**Data section**

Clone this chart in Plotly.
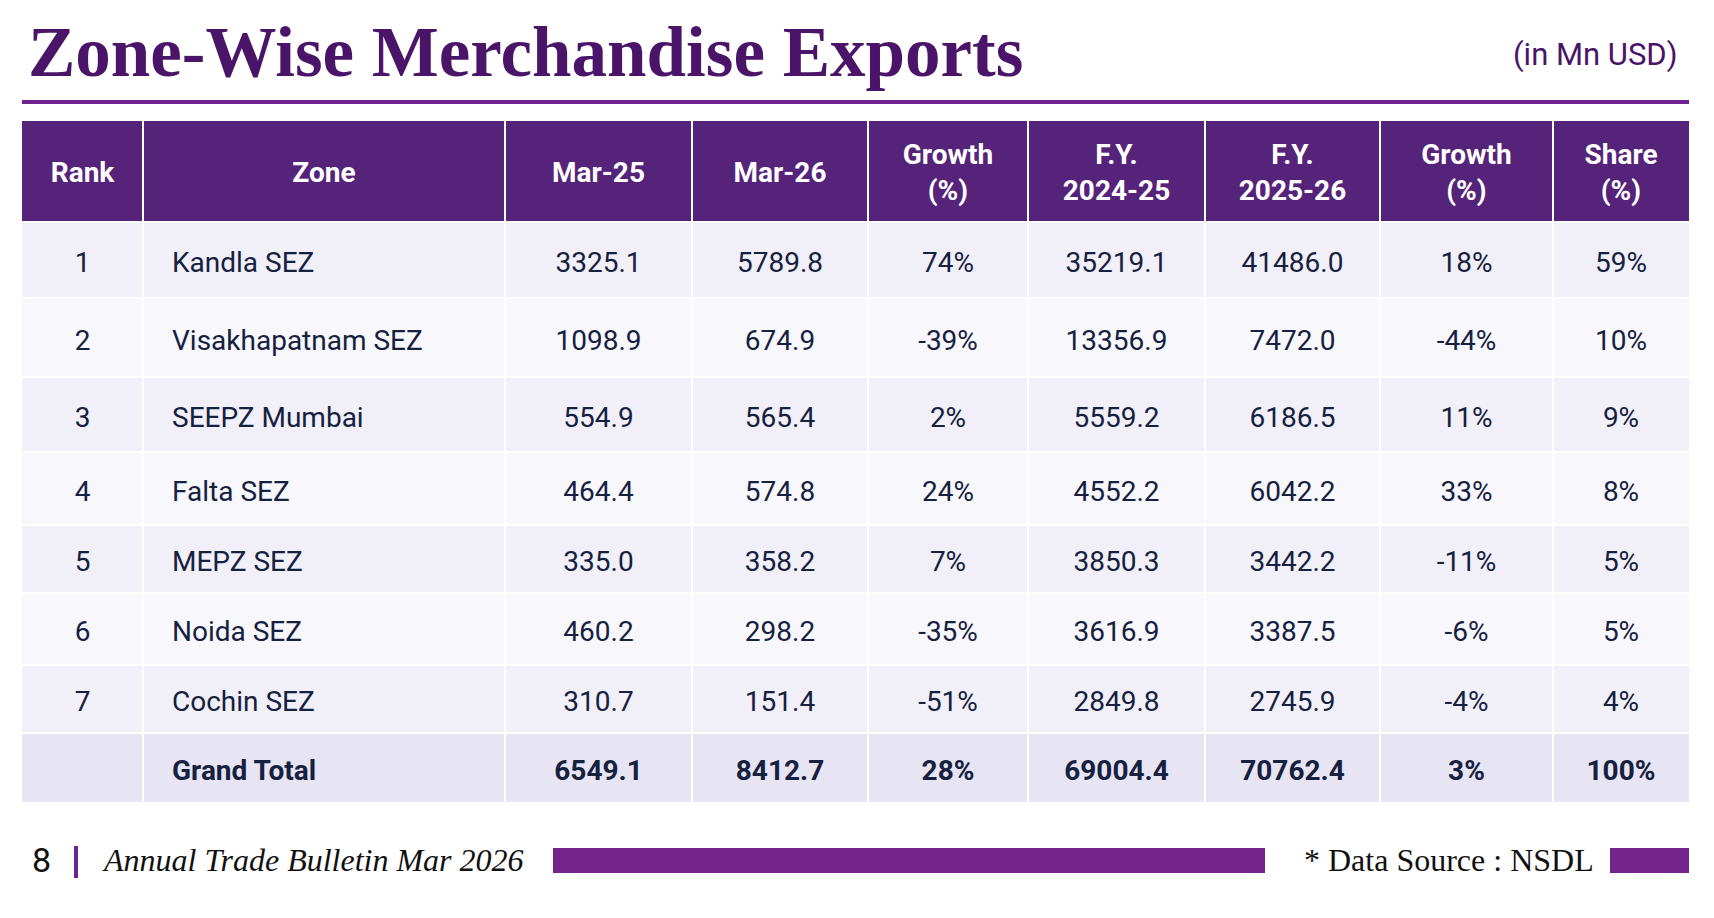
import plotly.graph_objects as go

# ---------------- data ----------------
ranks = [1, 2, 3, 4, 5, 6, 7]
zones = ["Kandla SEZ", "Visakhapatnam SEZ", "SEEPZ Mumbai", "Falta SEZ",
         "MEPZ SEZ", "Noida SEZ", "Cochin SEZ"]
mar25 = [3325.1, 1098.9, 554.9, 464.4, 335.0, 460.2, 310.7]
mar26 = [5789.8, 674.9, 565.4, 574.8, 358.2, 298.2, 151.4]
growth_month = [74, -39, 2, 24, 7, -35, -51]
fy2425 = [35219.1, 13356.9, 5559.2, 4552.2, 3850.3, 3616.9, 2849.8]
fy2526 = [41486.0, 7472.0, 6186.5, 6042.2, 3442.2, 3387.5, 2745.9]
growth_fy = [18, -44, 11, 33, -11, -6, -4]
share = [59, 10, 9, 8, 5, 5, 4]

total_label = "Grand Total"
total_mar25 = 6549.1
total_mar26 = 8412.7
total_growth_month = 28
total_fy2425 = 69004.4
total_fy2526 = 70762.4
total_growth_fy = 3
total_share = 100

headers = ["Rank", "Zone", "Mar-25", "Mar-26", "Growth<br>(%)",
           "F.Y.<br>2024-25", "F.Y.<br>2025-26", "Growth<br>(%)", "Share<br>(%)"]

title = "Zone-Wise Merchandise Exports"
unit = "(in Mn USD)"
page_no = "8"
bulletin = "Annual Trade Bulletin Mar 2026"
source = "* Data Source : NSDL"

# ---------------- style / layout ----------------
PAGE_W, PAGE_H = 1714, 918
OFF = 8                      # default html body margin
FIG_W, FIG_H = PAGE_W - OFF, PAGE_H - OFF

PURPLE_HDR = "#56237a"
PURPLE_TITLE = "#4a1469"
PURPLE_LINE = "#6d2290"
PURPLE_BAR = "#74248a"
TEXT = "#16213f"
ROW_A = "#f1eff8"
ROW_B = "#f8f7fc"
ROW_T = "#e7e4f3"

col_widths = [121, 362, 187, 176, 160, 177, 175, 173, 136]
TBL_L, TBL_T = 22, 121
HDR_H = 101
row_heights = [76, 79, 75, 73, 68, 72, 68, 69]
TEXT_DY = 5
HDR_DY = 3.5
ZONE_PAD = 29
BODY_SIZE = 28
HDR_SIZE = 28


def fmt1(v):
    return f"{v:.1f}"


def pct(v):
    return f"{v}%"


columns = [
    [str(r) for r in ranks] + [""],
    zones + [total_label],
    [fmt1(v) for v in mar25] + [fmt1(total_mar25)],
    [fmt1(v) for v in mar26] + [fmt1(total_mar26)],
    [pct(v) for v in growth_month] + [pct(total_growth_month)],
    [fmt1(v) for v in fy2425] + [fmt1(total_fy2425)],
    [fmt1(v) for v in fy2526] + [fmt1(total_fy2526)],
    [pct(v) for v in growth_fy] + [pct(total_growth_fy)],
    [pct(v) for v in share] + [pct(total_share)],
]
n_rows = len(ranks) + 1

# column edges / centres
col_edges = [TBL_L]
for w in col_widths:
    col_edges.append(col_edges[-1] + w)
TBL_R = col_edges[-1]
col_centers = [(a + b) / 2 for a, b in zip(col_edges[:-1], col_edges[1:])]

# row edges / centres
row_edges = [TBL_T + HDR_H]
for h in row_heights:
    row_edges.append(row_edges[-1] + h)
row_centers = [(a + b) / 2 for a, b in zip(row_edges[:-1], row_edges[1:])]
row_colors = [ROW_A if i % 2 == 0 else ROW_B for i in range(len(ranks))] + [ROW_T]

fig = go.Figure()

# header text
fig.add_trace(go.Scatter(
    x=col_centers, y=[TBL_T + HDR_H / 2 + HDR_DY] * len(headers),
    text=[f"<b>{h}</b>" for h in headers], mode="text",
    textposition="middle center",
    textfont=dict(family="Roboto", size=HDR_SIZE, color="white"),
    hoverinfo="skip", showlegend=False,
))

# body text, one trace per column
for ci, col in enumerate(columns):
    txt = [f"<b>{t}</b>" if ri == n_rows - 1 else t for ri, t in enumerate(col)]
    if ci == 1:
        xs = [col_edges[1] + ZONE_PAD] * n_rows
        pos = "middle right"
    else:
        xs = [col_centers[ci]] * n_rows
        pos = "middle center"
    fig.add_trace(go.Scatter(
        x=xs, y=[c + TEXT_DY for c in row_centers], text=txt, mode="text",
        textposition=pos,
        textfont=dict(family="Roboto", size=BODY_SIZE, color=TEXT),
        hoverinfo="skip", showlegend=False,
    ))

shapes = []
# header background
shapes.append(dict(type="rect", xref="x", yref="y", x0=TBL_L, x1=TBL_R,
                   y0=TBL_T, y1=TBL_T + HDR_H, fillcolor=PURPLE_HDR,
                   line=dict(width=0), layer="below"))
# row backgrounds
for ri in range(n_rows):
    shapes.append(dict(type="rect", xref="x", yref="y", x0=TBL_L, x1=TBL_R,
                       y0=row_edges[ri], y1=row_edges[ri + 1],
                       fillcolor=row_colors[ri], line=dict(width=0), layer="below"))
# horizontal white separators between rows
for y in row_edges[:-1]:
    shapes.append(dict(type="line", xref="x", yref="y", x0=TBL_L, x1=TBL_R,
                       y0=y, y1=y, line=dict(color="white", width=2), layer="below"))
# vertical white separators
for x in col_edges[1:-1]:
    shapes.append(dict(type="line", xref="x", yref="y", x0=x, x1=x,
                       y0=TBL_T, y1=row_edges[-1],
                       line=dict(color="white", width=2), layer="below"))
# title rule
shapes.append(dict(type="line", xref="x", yref="y", x0=TBL_L, x1=TBL_R, y0=102, y1=102,
                   line=dict(color=PURPLE_LINE, width=4)))
# footer marks
shapes.append(dict(type="line", xref="x", yref="y", x0=76, x1=76, y0=846, y1=878,
                   line=dict(color=PURPLE_LINE, width=4)))
shapes.append(dict(type="rect", xref="x", yref="y", x0=553, x1=1265, y0=848, y1=873,
                   fillcolor=PURPLE_BAR, line=dict(width=0)))
shapes.append(dict(type="rect", xref="x", yref="y", x0=1610, x1=TBL_R, y0=848, y1=873,
                   fillcolor=PURPLE_BAR, line=dict(width=0)))

annotations = [
    dict(text=f"<b>{title}</b>", x=26, y=52, xref="x", yref="y",
         xanchor="left", yanchor="middle", showarrow=False,
         font=dict(family="Liberation Serif", size=71, color=PURPLE_TITLE)),
    dict(text=unit, x=1679, y=54, xref="x", yref="y",
         xanchor="right", yanchor="middle", showarrow=False,
         font=dict(family="Roboto", size=31, color=PURPLE_TITLE)),
    dict(text=page_no, x=30, y=860, xref="x", yref="y",
         xanchor="left", yanchor="middle", showarrow=False,
         font=dict(family="Roboto", size=34, color="#111111")),
    dict(text=f"<i>{bulletin}</i>", x=100, y=860, xref="x", yref="y",
         xanchor="left", yanchor="middle", showarrow=False,
         font=dict(family="Liberation Serif", size=32, color="#111111")),
    dict(text=source, x=1302, y=860, xref="x", yref="y",
         xanchor="left", yanchor="middle", showarrow=False,
         font=dict(family="Liberation Serif", size=32, color="#111111")),
]

fig.update_layout(
    width=FIG_W, height=FIG_H,
    margin=dict(l=0, r=0, t=0, b=0, pad=0),
    paper_bgcolor="white",
    plot_bgcolor="white",
    xaxis=dict(range=[OFF, PAGE_W], visible=False, fixedrange=True,
               showgrid=False, zeroline=False),
    yaxis=dict(range=[PAGE_H, OFF], visible=False, fixedrange=True,
               showgrid=False, zeroline=False),
    shapes=shapes,
    annotations=annotations,
)

fig.write_html("out.html")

**What you have to do**
Copy the material exactly. Do not include the pictures.

**Solution for this exercise**
Clone this chart in Plotly.
import plotly.graph_objects as go

# ---------------- data ----------------
ranks = [1, 2, 3, 4, 5, 6, 7]
zones = ["Kandla SEZ", "Visakhapatnam SEZ", "SEEPZ Mumbai", "Falta SEZ",
         "MEPZ SEZ", "Noida SEZ", "Cochin SEZ"]
mar25 = [3325.1, 1098.9, 554.9, 464.4, 335.0, 460.2, 310.7]
mar26 = [5789.8, 674.9, 565.4, 574.8, 358.2, 298.2, 151.4]
growth_month = [74, -39, 2, 24, 7, -35, -51]
fy2425 = [35219.1, 13356.9, 5559.2, 4552.2, 3850.3, 3616.9, 2849.8]
fy2526 = [41486.0, 7472.0, 6186.5, 6042.2, 3442.2, 3387.5, 2745.9]
growth_fy = [18, -44, 11, 33, -11, -6, -4]
share = [59, 10, 9, 8, 5, 5, 4]

total_label = "Grand Total"
total_mar25 = 6549.1
total_mar26 = 8412.7
total_growth_month = 28
total_fy2425 = 69004.4
total_fy2526 = 70762.4
total_growth_fy = 3
total_share = 100

headers = ["Rank", "Zone", "Mar-25", "Mar-26", "Growth<br>(%)",
           "F.Y.<br>2024-25", "F.Y.<br>2025-26", "Growth<br>(%)", "Share<br>(%)"]

title = "Zone-Wise Merchandise Exports"
unit = "(in Mn USD)"
page_no = "8"
bulletin = "Annual Trade Bulletin Mar 2026"
source = "* Data Source : NSDL"

# ---------------- style / layout ----------------
PAGE_W, PAGE_H = 1714, 918
OFF = 8                      # default html body margin
FIG_W, FIG_H = PAGE_W - OFF, PAGE_H - OFF

PURPLE_HDR = "#56237a"
PURPLE_TITLE = "#4a1469"
PURPLE_LINE = "#6d2290"
PURPLE_BAR = "#74248a"
TEXT = "#16213f"
ROW_A = "#f1eff8"
ROW_B = "#f8f7fc"
ROW_T = "#e7e4f3"

col_widths = [121, 362, 187, 176, 160, 177, 175, 173, 136]
TBL_L, TBL_T = 22, 121
HDR_H = 101
row_heights = [76, 79, 75, 73, 68, 72, 68, 69]
TEXT_DY = 5
HDR_DY = 3.5
ZONE_PAD = 29
BODY_SIZE = 28
HDR_SIZE = 28


def fmt1(v):
    return f"{v:.1f}"


def pct(v):
    return f"{v}%"


columns = [
    [str(r) for r in ranks] + [""],
    zones + [total_label],
    [fmt1(v) for v in mar25] + [fmt1(total_mar25)],
    [fmt1(v) for v in mar26] + [fmt1(total_mar26)],
    [pct(v) for v in growth_month] + [pct(total_growth_month)],
    [fmt1(v) for v in fy2425] + [fmt1(total_fy2425)],
    [fmt1(v) for v in fy2526] + [fmt1(total_fy2526)],
    [pct(v) for v in growth_fy] + [pct(total_growth_fy)],
    [pct(v) for v in share] + [pct(total_share)],
]
n_rows = len(ranks) + 1

# column edges / centres
col_edges = [TBL_L]
for w in col_widths:
    col_edges.append(col_edges[-1] + w)
TBL_R = col_edges[-1]
col_centers = [(a + b) / 2 for a, b in zip(col_edges[:-1], col_edges[1:])]

# row edges / centres
row_edges = [TBL_T + HDR_H]
for h in row_heights:
    row_edges.append(row_edges[-1] + h)
row_centers = [(a + b) / 2 for a, b in zip(row_edges[:-1], row_edges[1:])]
row_colors = [ROW_A if i % 2 == 0 else ROW_B for i in range(len(ranks))] + [ROW_T]

fig = go.Figure()

# header text
fig.add_trace(go.Scatter(
    x=col_centers, y=[TBL_T + HDR_H / 2 + HDR_DY] * len(headers),
    text=[f"<b>{h}</b>" for h in headers], mode="text",
    textposition="middle center",
    textfont=dict(family="Roboto", size=HDR_SIZE, color="white"),
    hoverinfo="skip", showlegend=False,
))

# body text, one trace per column
for ci, col in enumerate(columns):
    txt = [f"<b>{t}</b>" if ri == n_rows - 1 else t for ri, t in enumerate(col)]
    if ci == 1:
        xs = [col_edges[1] + ZONE_PAD] * n_rows
        pos = "middle right"
    else:
        xs = [col_centers[ci]] * n_rows
        pos = "middle center"
    fig.add_trace(go.Scatter(
        x=xs, y=[c + TEXT_DY for c in row_centers], text=txt, mode="text",
        textposition=pos,
        textfont=dict(family="Roboto", size=BODY_SIZE, color=TEXT),
        hoverinfo="skip", showlegend=False,
    ))

shapes = []
# header background
shapes.append(dict(type="rect", xref="x", yref="y", x0=TBL_L, x1=TBL_R,
                   y0=TBL_T, y1=TBL_T + HDR_H, fillcolor=PURPLE_HDR,
                   line=dict(width=0), layer="below"))
# row backgrounds
for ri in range(n_rows):
    shapes.append(dict(type="rect", xref="x", yref="y", x0=TBL_L, x1=TBL_R,
                       y0=row_edges[ri], y1=row_edges[ri + 1],
                       fillcolor=row_colors[ri], line=dict(width=0), layer="below"))
# horizontal white separators between rows
for y in row_edges[:-1]:
    shapes.append(dict(type="line", xref="x", yref="y", x0=TBL_L, x1=TBL_R,
                       y0=y, y1=y, line=dict(color="white", width=2), layer="below"))
# vertical white separators
for x in col_edges[1:-1]:
    shapes.append(dict(type="line", xref="x", yref="y", x0=x, x1=x,
                       y0=TBL_T, y1=row_edges[-1],
                       line=dict(color="white", width=2), layer="below"))
# title rule
shapes.append(dict(type="line", xref="x", yref="y", x0=TBL_L, x1=TBL_R, y0=102, y1=102,
                   line=dict(color=PURPLE_LINE, width=4)))
# footer marks
shapes.append(dict(type="line", xref="x", yref="y", x0=76, x1=76, y0=846, y1=878,
                   line=dict(color=PURPLE_LINE, width=4)))
shapes.append(dict(type="rect", xref="x", yref="y", x0=553, x1=1265, y0=848, y1=873,
                   fillcolor=PURPLE_BAR, line=dict(width=0)))
shapes.append(dict(type="rect", xref="x", yref="y", x0=1610, x1=TBL_R, y0=848, y1=873,
                   fillcolor=PURPLE_BAR, line=dict(width=0)))

annotations = [
    dict(text=f"<b>{title}</b>", x=26, y=52, xref="x", yref="y",
         xanchor="left", yanchor="middle", showarrow=False,
         font=dict(family="Liberation Serif", size=71, color=PURPLE_TITLE)),
    dict(text=unit, x=1679, y=54, xref="x", yref="y",
         xanchor="right", yanchor="middle", showarrow=False,
         font=dict(family="Roboto", size=31, color=PURPLE_TITLE)),
    dict(text=page_no, x=30, y=860, xref="x", yref="y",
         xanchor="left", yanchor="middle", showarrow=False,
         font=dict(family="Roboto", size=34, color="#111111")),
    dict(text=f"<i>{bulletin}</i>", x=100, y=860, xref="x", yref="y",
         xanchor="left", yanchor="middle", showarrow=False,
         font=dict(family="Liberation Serif", size=32, color="#111111")),
    dict(text=source, x=1302, y=860, xref="x", yref="y",
         xanchor="left", yanchor="middle", showarrow=False,
         font=dict(family="Liberation Serif", size=32, color="#111111")),
]

fig.update_layout(
    width=FIG_W, height=FIG_H,
    margin=dict(l=0, r=0, t=0, b=0, pad=0),
    paper_bgcolor="white",
    plot_bgcolor="white",
    xaxis=dict(range=[OFF, PAGE_W], visible=False, fixedrange=True,
               showgrid=False, zeroline=False),
    yaxis=dict(range=[PAGE_H, OFF], visible=False, fixedrange=True,
               showgrid=False, zeroline=False),
    shapes=shapes,
    annotations=annotations,
)

fig.write_html("out.html")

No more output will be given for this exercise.